Outside the country, Anna was a journalistic celebrity. Her articles—and, eventually, four books that were largely expansions of her reporting—attracted speaking invitations from around the world. She visited the United States, France, Norway, and Great Britain, and over three years collected almost $100,000 in prize money from organizations that supported human rights, press freedom, and achievements in reporting.

With the money—no small sum, even in booming Moscow—she at last was able to establish a comfortable life for herself and her family. Above all, she wanted Vera to have a place of her own, and so Anna gave her apartment to her daughter and bought another for herself in a lively neighborhood of cafés, within strolling distance of the historic Mayakovski Theater. Anna looked at Vera as a wisp of a girl, different from her son, the sturdy Ilya. He exhibited the discipline, steeliness, and ambition of his mother, and had become director of an advertising company. I thought Anna underestimated her daughter. It was true that Vera inherited her father’s artistic gifts and devil-may-care manner, but I also sensed in her a tough inner strength and street smarts.

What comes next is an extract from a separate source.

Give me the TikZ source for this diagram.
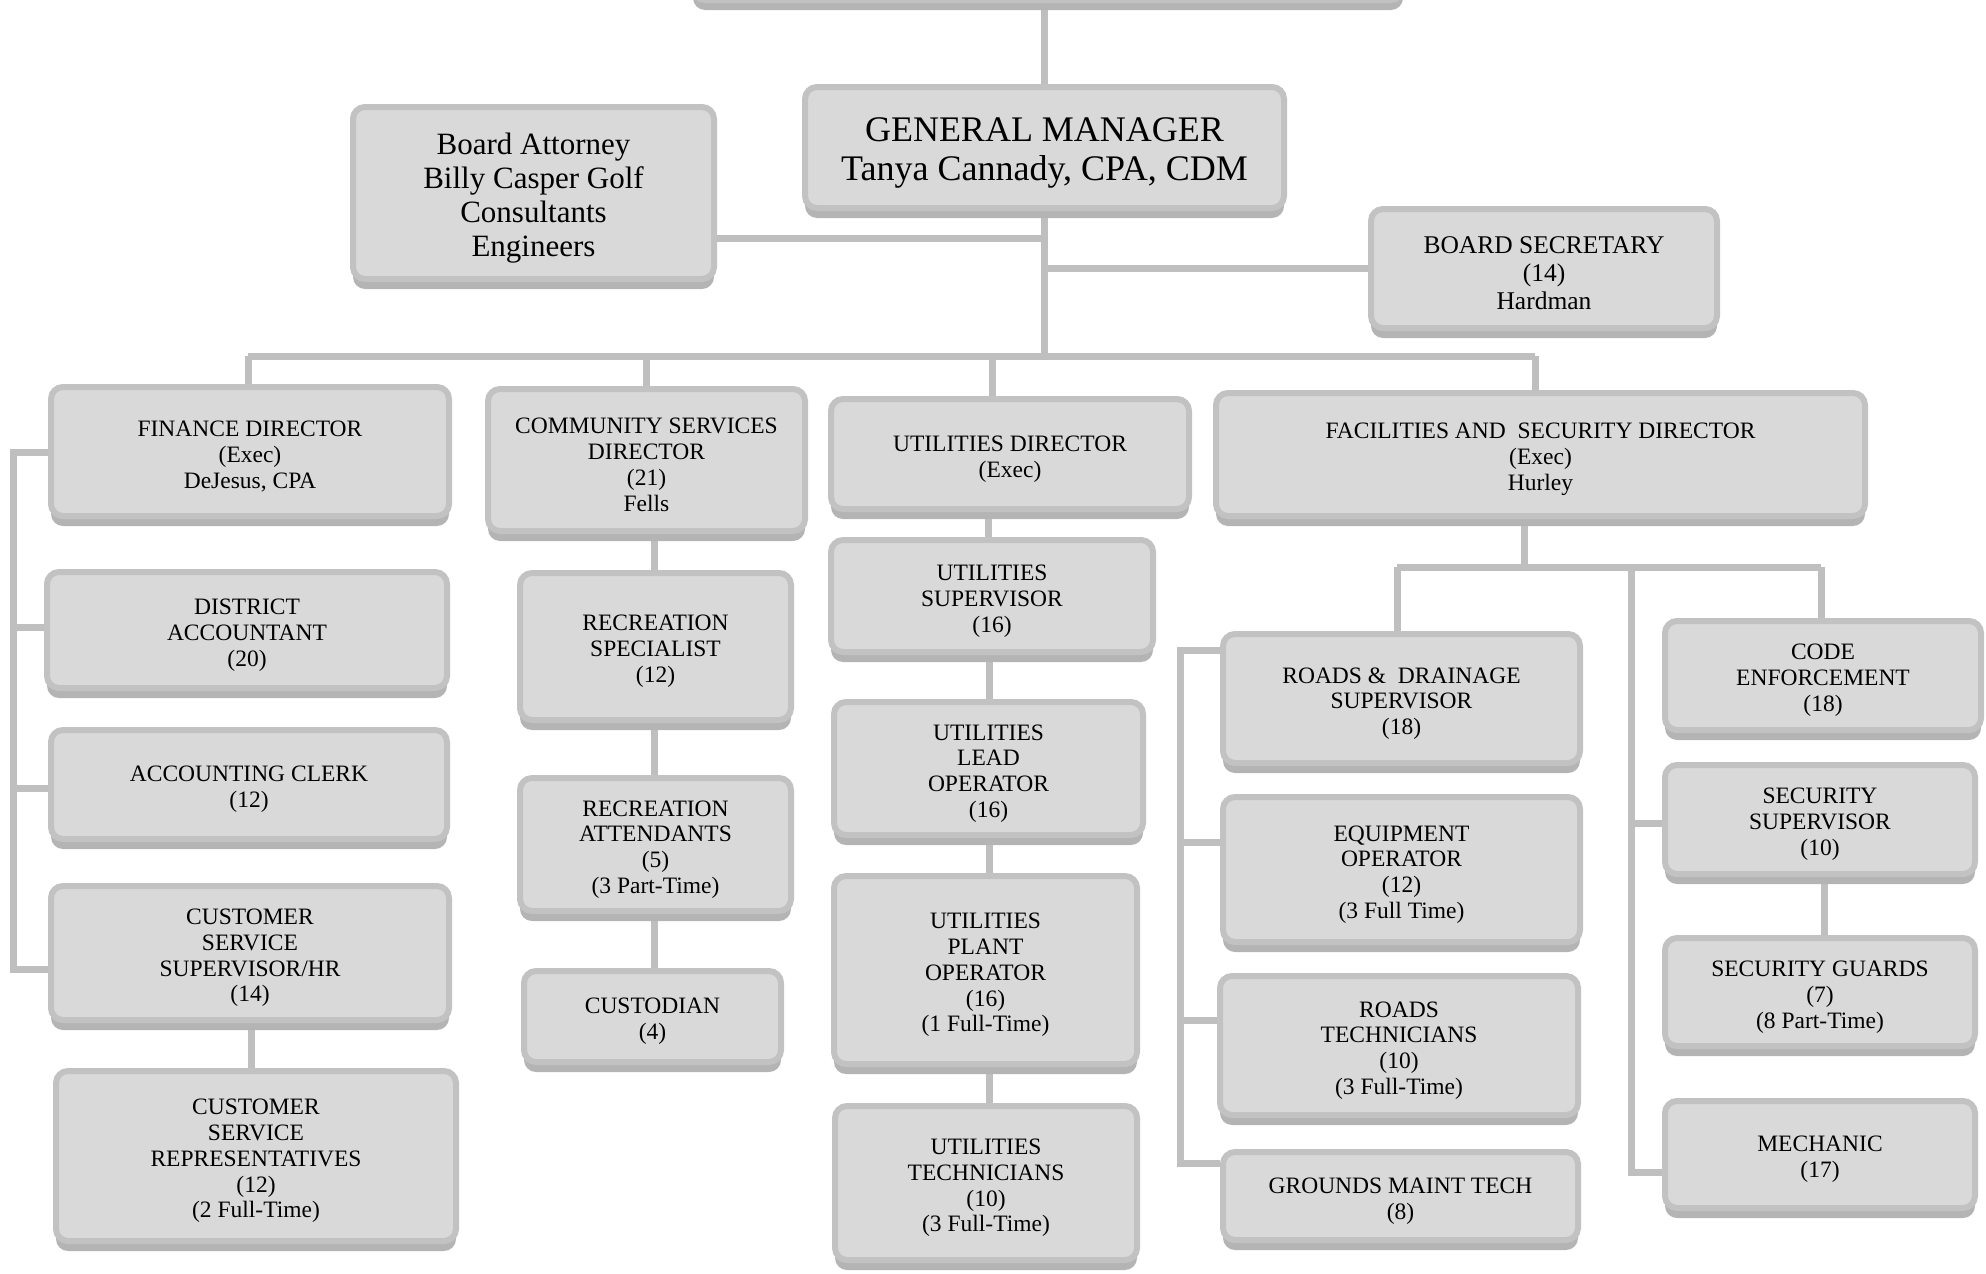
\documentclass[tikz,border=0pt]{standalone}
\usepackage{fontspec}
\setmainfont{Liberation Serif}
\usetikzlibrary{backgrounds,shadows}
\definecolor{boxc}{HTML}{D9D9D9}
\definecolor{bordc}{HTML}{C2C2C2}
\definecolor{shadc}{HTML}{B4B4B4}
\definecolor{linec}{HTML}{BFBFBF}
\tikzset{
  obox/.style={draw=bordc, fill=boxc, line width=6pt, rounded corners=12pt,
    inner sep=0pt,
    drop shadow={shadow xshift=0pt, shadow yshift=-10pt, fill=shadc, opacity=1}},
  otext/.style={align=center, inner sep=0pt, font=\fontsize{23.5}{25.8}\selectfont},
  conn/.style={draw=linec, line width=7pt},
}
\newcommand\obx[7]{%
  \node[obox,minimum width={#4-#2-6},minimum height={#5-#3-13}] (#1) at ({(#2+#4)/2},{(#3+#5-7)/2}) {};
  \node[otext,#6] (#1t) at ([yshift=-5pt]#1.center) {#7};}
\begin{document}
\begin{tikzpicture}[x=1pt,y=-1pt]
\useasboundingbox (0,0) rectangle (1986,1274);
\clip (0,0) rectangle (1986,1274);
\obx{top}{690}{-120}{1406}{10}{}{}
\obx{gm}{802}{84}{1287}{218}{font=\fontsize{36}{39}\selectfont}{GENERAL MANAGER\\Tanya Cannady, CPA, CDM}
\obx{ba}{350}{104}{717}{289}{font=\fontsize{31}{34}\selectfont}{Board Attorney\\Billy Casper Golf\\Consultants\\Engineers}
\obx{bs}{1368}{206}{1720}{338}{font=\fontsize{25.5}{28}\selectfont}{BOARD SECRETARY\\(14)\\Hardman}
\obx{fin}{48}{384}{452}{526}{}{FINANCE DIRECTOR\\(Exec)\\DeJesus, CPA}
\obx{csd}{485}{386}{808}{541}{}{COMMUNITY SERVICES\\DIRECTOR\\(21)\\Fells}
\obx{ud}{828}{396}{1192}{519}{}{UTILITIES DIRECTOR\\(Exec)}
\obx{fac}{1213}{390}{1868}{526}{}{FACILITIES AND\ \ SECURITY DIRECTOR\\(Exec)\\Hurley}
\obx{da}{44}{569}{450}{698}{}{DISTRICT\\ACCOUNTANT\\(20)}
\obx{ac}{48}{727}{450}{849}{}{ACCOUNTING CLERK\\(12)}
\obx{css}{48}{883}{452}{1030}{}{CUSTOMER\\SERVICE\\SUPERVISOR/HR\\(14)}
\obx{csr}{53}{1068}{459}{1251}{}{CUSTOMER\\SERVICE\\REPRESENTATIVES\\(12)\\(2 Full-Time)}
\obx{rs}{517}{570}{794}{730}{}{RECREATION\\SPECIALIST\\(12)}
\obx{ra}{517}{775}{794}{921}{}{RECREATION\\ATTENDANTS\\(5)\\(3 Part-Time)}
\obx{cus}{521}{968}{784}{1072}{}{CUSTODIAN\\(4)}
\obx{us}{828}{537}{1156}{662}{}{UTILITIES\\SUPERVISOR\\(16)}
\obx{lo}{831}{699}{1146}{845}{}{UTILITIES\\LEAD\\OPERATOR\\(16)}
\obx{po}{831}{873}{1140}{1074}{}{UTILITIES\\PLANT\\OPERATOR\\(16)\\(1 Full-Time)}
\obx{ut}{832}{1103}{1140}{1270}{}{UTILITIES\\TECHNICIANS\\(10)\\(3 Full-Time)}
\obx{rd}{1220}{631}{1583}{773}{}{ROADS \&\ \ DRAINAGE\\SUPERVISOR\\(18)}
\obx{eo}{1220}{794}{1583}{952}{}{EQUIPMENT\\OPERATOR\\(12)\\(3 Full Time)}
\obx{rt}{1217}{973}{1581}{1125}{}{ROADS\\TECHNICIANS\\(10)\\(3 Full-Time)}
\obx{gmt}{1220}{1149}{1581}{1250}{}{GROUNDS MAINT TECH\\(8)}
\obx{ce}{1662}{618}{1984}{740}{}{CODE\\ENFORCEMENT\\(18)}
\obx{ss}{1662}{762}{1978}{884}{}{SECURITY\\SUPERVISOR\\(10)}
\obx{sg}{1662}{935}{1978}{1056}{}{SECURITY GUARDS\\(7)\\(8 Part-Time)}
\obx{mech}{1662}{1098}{1978}{1218}{}{MECHANIC\\(17)}
\begin{scope}[on background layer]
  % top level
  \draw[conn] (top.south -| gm.north) -- (gm.north);
  \draw[conn] (gm.south) -- (gm.south |- 0,356);
  \draw[conn] (ba.east |- 0,238) -- (gm.south |- 0,238);
  \draw[conn] (gm.south |- 0,268) -- (bs.west |- 0,268);
  \draw[conn] (248,356) -- (1535,356);
  \draw[conn] (fin.north -| 248,0) -- (248,356);
  \draw[conn] (csd.north) -- (csd.north |- 0,356);
  \draw[conn] (ud.north -| 992,0) -- (992,356);
  \draw[conn] (fac.north -| 1535,0) -- (1535,356);
  % finance
  \draw[conn] (fin.west |- 0,452) -- (13,452) -- (13,969) -- (css.west |- 0,969);
  \draw[conn] (13,627) -- (da.west |- 0,627);
  \draw[conn] (13,788) -- (ac.west |- 0,788);
  \draw[conn] (css.south -| 251,0) -- (csr.north -| 251,0);
  % community
  \draw[conn] (csd.south -| 654,0) -- (rs.north -| 654,0);
  \draw[conn] (rs.south -| 654,0) -- (ra.north -| 654,0);
  \draw[conn] (ra.south -| 654,0) -- (cus.north -| 654,0);
  % utilities
  \draw[conn] (ud.south -| 988,0) -- (us.north -| 988,0);
  \draw[conn] (us.south -| 989,0) -- (lo.north -| 989,0);
  \draw[conn] (lo.south -| 989,0) -- (po.north -| 989,0);
  \draw[conn] (po.south -| 989,0) -- (ut.north -| 989,0);
  % facilities
  \draw[conn] (fac.south -| 1524,0) -- (1524,567);
  \draw[conn] (1397,567) -- (1821,567);
  \draw[conn] (1397,567) -- (rd.north -| 1397,0);
  \draw[conn] (1821,567) -- (ce.north -| 1821,0);
  \draw[conn] (1631,567) -- (1631,1172) -- (mech.west |- 0,1172);
  \draw[conn] (1631,823) -- (ss.west |- 0,823);
  \draw[conn] (ss.south -| 1824,0) -- (sg.north -| 1824,0);
  \draw[conn] (rd.west |- 0,650) -- (1180,650) -- (1180,1163) -- (gmt.west |- 0,1163);
  \draw[conn] (1180,842) -- (eo.west |- 0,842);
  \draw[conn] (1180,1020) -- (rt.west |- 0,1020);
\end{scope}
\end{tikzpicture}
\end{document}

Anna’s marriage to Alexander, under increasing strain, finally collapsed. As her fame had grown, his had gone into a steep decline. He could not attract commercial support for the kind of programs that suited his talent. In the familiar tradition of broadcast journalism everywhere, others had risen in his place. But Anna had learned from his natural talent and absorbed his appetite for risk, and then taken both to new levels.

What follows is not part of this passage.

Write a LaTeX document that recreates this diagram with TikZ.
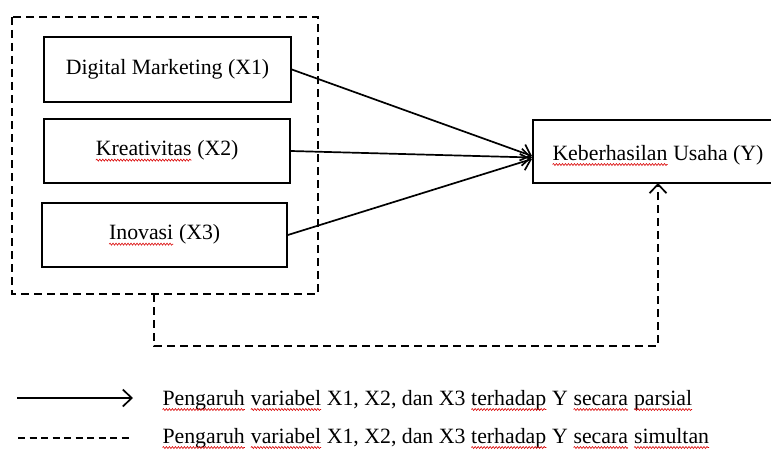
\documentclass[tikz,border=0pt]{standalone}
\usepackage{fontspec}
\setmainfont{Liberation Serif}
\usetikzlibrary{arrows.meta,decorations.pathmorphing}
\newcommand\redwave[1]{\tikz[baseline=(w.base)]{\node[draw=none,inner sep=0pt,outer sep=0pt,minimum width=0pt,minimum height=0pt](w){#1};\draw[red!85!black, line width=0.6pt, decorate, decoration={snake, amplitude=1pt, segment length=3pt}] ([yshift=-4.5pt]w.base west) -- ([yshift=-4.5pt]w.base east);}}
\tikzset{
  box/.style={draw, line width=1.7pt, inner sep=0pt, font=\fontsize{21.8}{26}\selectfont},
  dashln/.style={line width=1.7pt, dash pattern=on 8pt off 5pt},
  tipstyle/.style={-{Straight Barb[length=9pt, width=17pt, line width=1.7pt]}},
  arr/.style={line width=1.7pt, tipstyle},
  lbl/.style={anchor=base west, inner sep=0pt, font=\fontsize{21.8}{26}\selectfont},
}
\begin{document}
\begin{tikzpicture}[x=1pt, y=-1pt]
\useasboundingbox (0,0) rectangle (771,452);
% outer dashed group
\draw[dashln] (12,17) rectangle (318,294);
\node[box, minimum width=247pt, minimum height=65pt] (x1) at (167.5,69.5) {Digital Marketing (X1)};
\node[box, minimum width=246pt, minimum height=64pt] (x2) at (167,151) {\redwave{Kreativitas} (X2)};
\node[box, minimum width=245pt, minimum height=64pt] (x3) at (164.5,235) {\redwave{Inovasi} (X3)};
\node[box, minimum width=244pt, minimum height=63pt] (y) at (655,151.5) {};
\node[lbl] (yt) at (552,160) {\redwave{Keberhasilan} Usaha (Y)};
\coordinate (tip1) at (532,156);
\coordinate (tip2) at (532,157.5);
\coordinate (tip3) at (532,159);
\draw[arr] (x1.east) -- (tip1);
\draw[arr] (x2.east) -- (tip2);
\draw[arr] (x3.east) -- (tip3);
% simultaneous
\coordinate (gbot) at (154,294);
\draw[dashln, tipstyle] (gbot) -- (154,346) -- (658,346) -- (658,183);
% legend
\coordinate (l1a) at (17,398);
\coordinate (l1b) at (133,398);
\draw[arr] (l1a) -- (l1b);
\node[lbl] (t1) at (162,405) {\redwave{Pengaruh} \redwave{variabel} X1, X2, dan X3 \redwave{terhadap} Y \redwave{secara} \redwave{parsial}};
\coordinate (l2a) at (18,438);
\coordinate (l2b) at (133,438);
\draw[line width=1.4pt, dash pattern=on 7pt off 4.5pt] (l2a) -- (l2b);
\node[lbl] (t2) at (162,443) {\redwave{Pengaruh} \redwave{variabel} X1, X2, dan X3 \redwave{terhadap} Y \redwave{secara} \redwave{simultan}};
\end{tikzpicture}
\end{document}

The two never officially divorced, although Alexander made only sporadic appearances in her life. Anna complained to friends that he was distant from the children; she was especially angry at him for not sharing the costs of their son’s wedding reception in 2003, which Anna arranged (including a traditional troika with three white horses). When I last saw Alexander, in late 2007, he had taken a second wife, a woman twenty-three years his junior, and was making short documentaries in his own small studio, while mentoring the occasional young journalist.

Anna was often called fearless, but she was the first to say she was not. “I’m afraid a lot during every trip [to Chechnya],” she told a Polish journalist. “But, if I wanted to live without fear and risk, I would become a teacher or a housewife.”